The Killing of a Chinese Bookie (1976)

“I’ve got a golden life. Got the world by the balls. That’s right, I’m great … I am amazing.” Brilliantly directed by John Cassavetes, this gritty and offbeat crime film features Ben Gazzara, who delivers a fascinating performance as “Cosmo Vitelli,” the proud, self-destructive Korean War veteran and owner of a sleazy California strip club called Crazy Horse West. To celebrate the final payment of a gambling debt, Cosmo gathers a trio of strippers, goes out and promptly runs up a $23,000 loss during a poker game at a mob-run casino. In order to wipe out the debt, Cosmo is pressured by the gangsters to perform a hit on a low-level Chinese bookie (unbeknownst to him it’s actually the head of the Chinese mafia on the West Coast!). Cosmo will do anything to hold onto his rundown club just as Cassavetes, the so-called “Father of American Independent Cinema,” struggled to maintain his artistic vision throughout the years against all types of outside pressures. It’s true that Cosmo is in total control within the confines of his club but vulnerable whenever he leaves the safety of its confines – at one point remarking to the strip club audience: “My name is Cosmo Vitelli … I’m the owner of this joint. I choose the numbers. I direct them. I arrange them. You have any complaints you just come to me and I’ll throw you right out on your ass.” The great cast includes legendary character actors Timothy Carey and Seymour Cassel (both of whom appeared in Cassavetes’ 1971 film Minnie and Moskowitz), as well as screenwriter Meade Roberts as the rather delusional “Mr. Sophistication.” In addition, the beautiful Azizi Johari, who was Playboy’s Playmate of the Month in June 1975, portrays Cosmo’s insecure stripper girlfriend, “Rachel.” The film was originally released with a running time of 135 minutes, edited extensively and re-released in 1978 at 108 minutes.
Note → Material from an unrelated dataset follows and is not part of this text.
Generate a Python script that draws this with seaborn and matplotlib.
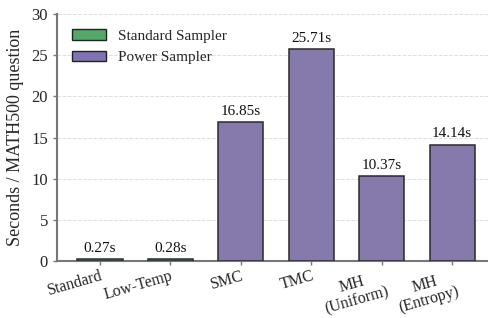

Cassavetes reportedly collaborated with Martin Scorsese on the idea for this film (The Killing of a Chinese Bookie would make a great double feature with Scorsese’s Mean Streets). As with any Cassavetes film, this one is not for all tastes – watch at your own risk! Roberts collaborated with Tennessee Williams on the 1960 film The Fugitive Kind (1960), which was based on Williams’ Pulitzer Prize-winning play Orpheus Descending and starred Marlon Brando, Anna Magnani and Joanne Woodward.